(The podcast is pretty technical overall, but the first 12 minutes or so are accessible for anyone).
For me, this articulated the most important and recurring issue I’ve experienced throughout my tech career: the difficulty in finding the language to bridge the gap between the business and engineering domains.
It’s why I’m so passionate about the concept of optionality in software, and why I write about it so extensively.
Observability, Major’s core focus, is a fantastic example of the power and value of optionality in software. There are many definitions of ‘observability’ out there, but Majors simplifies it as being “the intersection of code, system, and users”.
Observability tools give the power to interrogate your system and how it behaves in production environments in ways you might not have been able to predict beforehand.

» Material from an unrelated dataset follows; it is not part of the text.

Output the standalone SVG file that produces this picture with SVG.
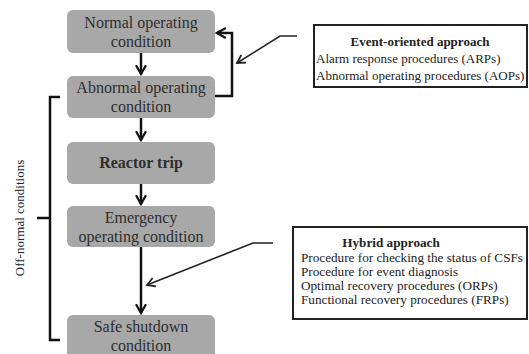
<svg xmlns="http://www.w3.org/2000/svg" width="529" height="354" viewBox="0 0 529 354">
<defs>
<style>
.box{fill:#a8a8a8;}
.bt{font-family:"Liberation Serif",serif;font-size:16px;fill:#2e2e2e;text-anchor:middle;}
.st{font-family:"Liberation Serif",serif;font-size:13px;fill:#222;}
.hs{font-family:"Liberation Serif",serif;font-size:13.2px;fill:#222;}
.line{fill:none;stroke:#111;stroke-width:2.5;}
.thin{fill:none;stroke:#222;stroke-width:1.6;}
.frame{fill:#fff;stroke:#222;stroke-width:2;}
</style>
<marker id="ah" viewBox="0 0 10 10" refX="8.5" refY="5" markerWidth="5" markerHeight="5" orient="auto" markerUnits="strokeWidth">
<path d="M1.5,1 L8.5,5 L1.5,9" fill="none" stroke="#111" stroke-width="1.8"/>
</marker>
<marker id="ahs" viewBox="0 0 10 10" refX="8.5" refY="5" markerWidth="7" markerHeight="7" orient="auto" markerUnits="strokeWidth">
<path d="M1.5,1 L8.5,5 L1.5,9" fill="none" stroke="#222" stroke-width="1.6"/>
</marker>
</defs>
<rect width="529" height="354" fill="#fff"/>
<g id="n-normal"><rect class="box" x="67" y="10" width="148" height="43" rx="6"/><text class="bt" x="141" y="28">Normal operating</text><text class="bt" x="141" y="47">condition</text></g>
<g id="n-abnormal"><rect class="box" x="67" y="76" width="148" height="42" rx="6"/><text class="bt" x="141" y="93">Abnormal operating</text><text class="bt" x="141" y="112">condition</text></g>
<g id="n-trip"><rect class="box" x="67" y="142" width="148" height="42" rx="6"/><text class="bt" x="141" y="168" font-weight="bold">Reactor trip</text></g>
<g id="n-emergency"><rect class="box" x="67" y="206" width="148" height="41" rx="6"/><text class="bt" x="141" y="223">Emergency</text><text class="bt" x="141" y="242">operating condition</text></g>
<g id="n-safe"><rect class="box" x="67" y="315" width="148" height="44" rx="6"/><text class="bt" x="141" y="332">Safe shutdown</text><text class="bt" x="141" y="351">condition</text></g>
<g id="n-event"><rect class="frame" x="314" y="25" width="213" height="62"/><text class="st" x="420" y="46" text-anchor="middle" font-weight="bold">Event-oriented  approach</text><text class="st" x="316" y="63">Alarm  response procedures (ARPs)</text><text class="st" x="316" y="80">Abnormal operating procedures (AOPs)</text></g>
<g id="n-hybrid"><rect class="frame" x="293" y="227" width="234" height="92"/><text class="hs" x="391" y="247" text-anchor="middle" font-weight="bold">Hybrid  approach</text><text class="hs" x="301" y="262">Procedure for checking  the status of CSFs</text><text class="hs" x="301" y="276">Procedure for event diagnosis</text><text class="hs" x="301" y="290">Optimal recovery procedures (ORPs)</text><text class="hs" x="301" y="304">Functional  recovery procedures (FRPs)</text></g>
<g id="n-offnormal"><text class="st" font-size="14px" x="0" y="0" text-anchor="middle" transform="translate(24,218) rotate(-90)">Off-normal conditions</text></g>
<g id="connectors">
<line class="line" x1="141" y1="53" x2="141" y2="74" marker-end="url(#ah)"/>
<line class="line" x1="141" y1="118" x2="141" y2="140" marker-end="url(#ah)"/>
<line class="line" x1="141" y1="184" x2="141" y2="204" marker-end="url(#ah)"/>
<line class="line" x1="141" y1="247" x2="141" y2="313" marker-end="url(#ah)"/>
<polyline class="line" points="215,96 232,96 232,33 217,33" marker-end="url(#ah)"/>
<polyline class="thin" points="297,36 280,36 237,63" marker-end="url(#ahs)"/>
<polyline class="thin" points="273,243 253,243 147,285" marker-end="url(#ahs)"/>
<polyline class="line" points="60,97 50,97 50,340 60,340"/>
<line class="line" x1="37" y1="218" x2="50" y2="218"/>
</g>
</svg>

This last point is particularly important.
Whether it’s debugging something that went wrong, or understanding why customers suddenly changed their behaviour on the checkout page, we’re often responding to unexpected events. Rarely can we predict what information we’re going to care about tomorrow.

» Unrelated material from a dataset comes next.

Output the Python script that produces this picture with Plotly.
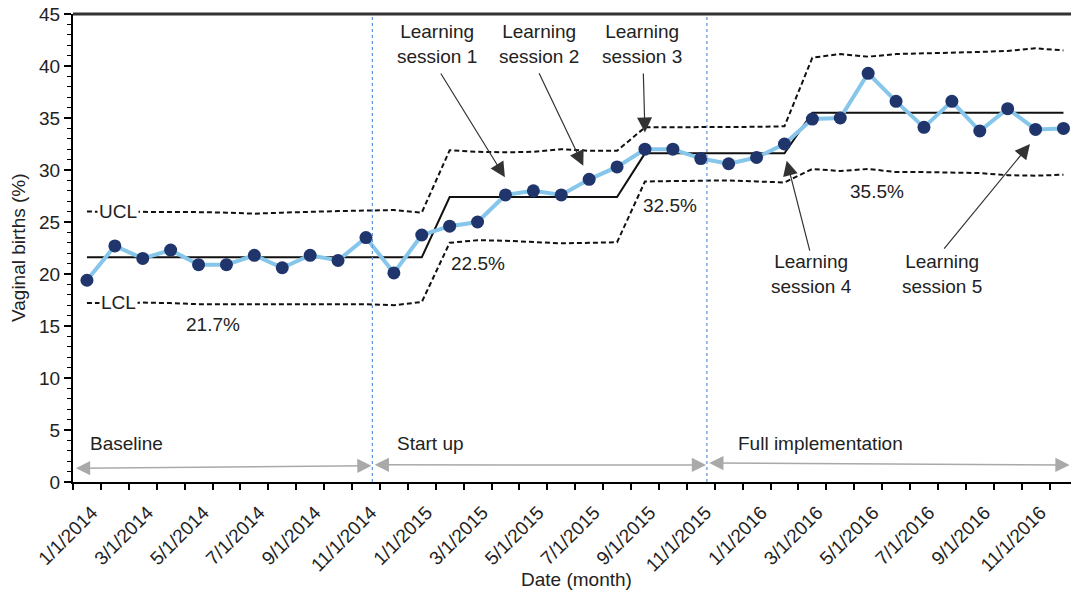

Tracking specific actions or metrics are well and good if we’re dealing with known unknowns, but often useless for unknown unknowns.

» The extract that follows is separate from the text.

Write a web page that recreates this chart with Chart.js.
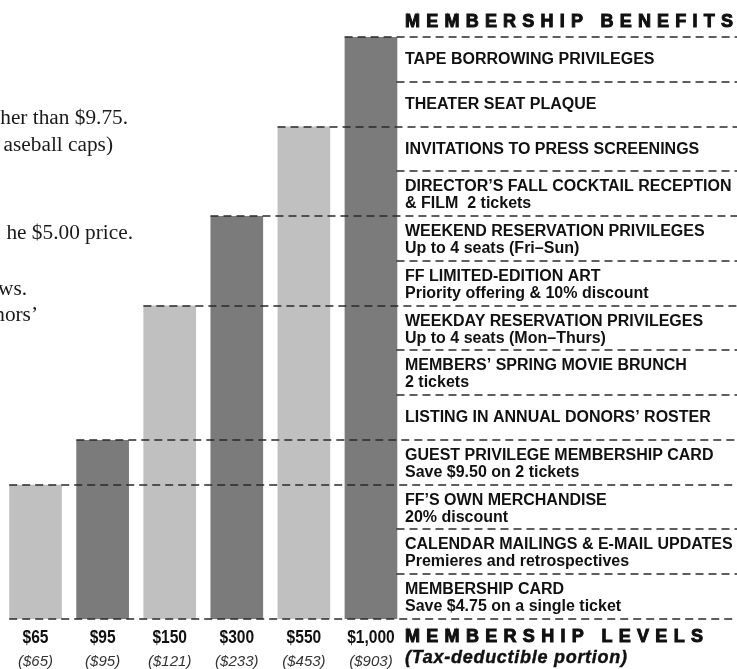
<!DOCTYPE html>
<html><head><meta charset="utf-8">
<script src="https://cdn.jsdelivr.net/npm/chart.js@4"></script>
<style>html,body{margin:0;padding:0;background:#fff;overflow:hidden}#wrap{width:737px;height:669px;position:relative}</style>
</head><body><div id="wrap"><canvas id="c" width="737" height="669"></canvas></div>
<script>
// ---- data ----
const levelLabels = ['$65','$95','$150','$300','$550','$1,000'];
const taxDeductible = ['($65)','($95)','($121)','($233)','($453)','($903)'];
const benefitCounts = [3,4,7,9,11,13];
// benefits listed from the bottom (basic) to the top
const benefitTitles = [
  'MEMBERSHIP CARD',
  'CALENDAR MAILINGS & E-MAIL UPDATES',
  'FF’S OWN MERCHANDISE',
  'GUEST PRIVILEGE MEMBERSHIP CARD',
  'LISTING IN ANNUAL DONORS’ ROSTER',
  'MEMBERS’ SPRING MOVIE BRUNCH',
  'WEEKDAY RESERVATION PRIVILEGES',
  'FF LIMITED-EDITION ART',
  'WEEKEND RESERVATION PRIVILEGES',
  'DIRECTOR’S FALL COCKTAIL RECEPTION',
  'INVITATIONS TO PRESS SCREENINGS',
  'THEATER SEAT PLAQUE',
  'TAPE BORROWING PRIVILEGES'
];
const benefitDetails = [
  'Save $4.75 on a single ticket',
  'Premieres and retrospectives',
  '20% discount',
  'Save $9.50 on 2 tickets',
  '',
  '2 tickets',
  'Up to 4 seats (Mon–Thurs)',
  'Priority offering & 10% discount',
  'Up to 4 seats (Fri–Sun)',
  '& FILM  2 tickets',
  '',
  '',
  ''
];
const sideNotes = ['her than $9.75.','aseball caps)','he $5.00 price.','ws.','nors’'];
const benefitsHeading = 'MEMBERSHIP BENEFITS';
const levelsHeading = 'MEMBERSHIP LEVELS';
const levelsSubheading = '(Tax-deductible portion)';

// ---- styles / layout ----
const LIGHT = '#c0c0c0', DARK = '#7b7b7b';
const noteRightX = [128,113,133,27,38];
const noteBaseY = [124,151,239,295,321];

function spacedText(ctx, text, x, y, width, font, stroke){
  ctx.font = font; ctx.letterSpacing = '0px';
  const nat = ctx.measureText(text).width;
  const sp = (width - nat) / (text.length - 1);
  ctx.letterSpacing = sp + 'px';
  ctx.fillText(text, x, y);
  if (stroke) { ctx.lineWidth = stroke; ctx.strokeText(text, x, y); }
  ctx.letterSpacing = '0px';
}

const infographic = {
  id: 'infographic',
  afterDatasetsDraw(chart){
    const ctx = chart.ctx, ys = chart.scales.y, meta = chart.getDatasetMeta(0);
    const W = chart.width;
    const panelX = chart.chartArea.right;
    const textX = panelX + 0.5;
    ctx.save();
    // dashed rules
    ctx.setLineDash([8,5]); ctx.lineWidth = 1.6; ctx.strokeStyle = '#2a2a2a';
    for (let k = 0; k <= benefitTitles.length; k++){
      let startX = panelX - 8;
      const i = benefitCounts.indexOf(k);
      if (k === 0) startX = meta.data[0].x - meta.data[0].width/2;
      else if (i >= 0) startX = meta.data[i].x - meta.data[i].width/2;
      const py = Math.round(ys.getPixelForValue(k));
      ctx.beginPath(); ctx.moveTo(startX, py); ctx.lineTo(W, py); ctx.stroke();
    }
    ctx.setLineDash([]);
    // benefit texts
    ctx.fillStyle = '#111'; ctx.textBaseline = 'middle'; ctx.textAlign = 'left';
    ctx.font = 'bold 16px "Liberation Sans", Arial, sans-serif';
    benefitTitles.forEach((t, k) => {
      const top = ys.getPixelForValue(k+1), bot = ys.getPixelForValue(k);
      if (benefitDetails[k]){
        ctx.fillText(t, textX, top + 15.5);
        ctx.fillText(benefitDetails[k], textX, top + 32.5);
      } else {
        ctx.fillText(t, textX, (top + bot)/2 + 0.5);
      }
    });
    // headings
    ctx.strokeStyle = '#111';
    spacedText(ctx, benefitsHeading, textX, 22, 328, 'bold 18px "Liberation Sans", Arial, sans-serif', 1);
    spacedText(ctx, levelsHeading, textX, 637, 298, 'bold 18px "Liberation Sans", Arial, sans-serif', 1);
    spacedText(ctx, levelsSubheading, textX, 658, 222, 'italic bold 18px "Liberation Sans", Arial, sans-serif', 0.4);
    // level labels
    ctx.textAlign = 'center';
    meta.data.forEach((bar, i) => {
      ctx.fillStyle = '#111';
      ctx.font = 'bold 19px "Liberation Sans", Arial, sans-serif';
      ctx.save();
      ctx.translate(bar.x, 638);
      ctx.scale(0.82, 1);
      ctx.fillText(levelLabels[i], 0, 0);
      ctx.restore();
      ctx.fillStyle = '#333';
      ctx.font = 'italic 15px "Liberation Sans", Arial, sans-serif';
      ctx.fillText(taxDeductible[i], bar.x, 662);
    });
    // side notes (cut off text column)
    ctx.textAlign = 'right'; ctx.textBaseline = 'alphabetic';
    ctx.fillStyle = '#1a1a1a';
    ctx.font = '21.3px "Liberation Serif", "DejaVu Serif", serif';
    sideNotes.forEach((t, i) => ctx.fillText(t, noteRightX[i], noteBaseY[i]));
    ctx.restore();
  }
};

new Chart(document.getElementById('c'), {
  type: 'bar',
  data: {
    labels: levelLabels,
    datasets: [{
      data: benefitCounts,
      backgroundColor: benefitCounts.map((_, i) => i % 2 ? DARK : LIGHT),
      borderWidth: 0,
      barPercentage: 0.785,
      categoryPercentage: 1
    }]
  },
  options: {
    responsive: false,
    animation: false,
    events: [],
    layout: { padding: { left: 2, right: 332.5, top: 37, bottom: 50 } },
    plugins: { legend: { display: false }, tooltip: { enabled: false } },
    scales: {
      x: { display: false, offset: true, grid: { display: false } },
      y: { display: false, min: 0, max: 13 }
    }
  },
  plugins: [infographic]
});
</script>
</body></html>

Because of this observability tools, like Honeycomb (of which Major is the CTO), are generally great investments. This is because the optionality they provide drives the value of the software ever higher, especially in highly uncertain domains such as startup product iteration, when deploying complex systems like microservices, or when using generative, non-deterministic AI tools.
Being able to easily, cheaply and powerfully interrogate information at that “intersection of code, system, and users” gives you a huge amount of flexibility, for a relatively cheap upfront cost. And with protocols like OpenTelemetry, you can even avoid the pain of vendor lock-in.
These tools make engineers’ jobs much simpler and easier. But they also make a company’s software much more valuable.
This is a language both engineers and business executives can understand.
I’m not sponsored or in any way affiliated with The Pragmatic Engineer or Honeycomb. I just think they’re both, in their own way, excellent.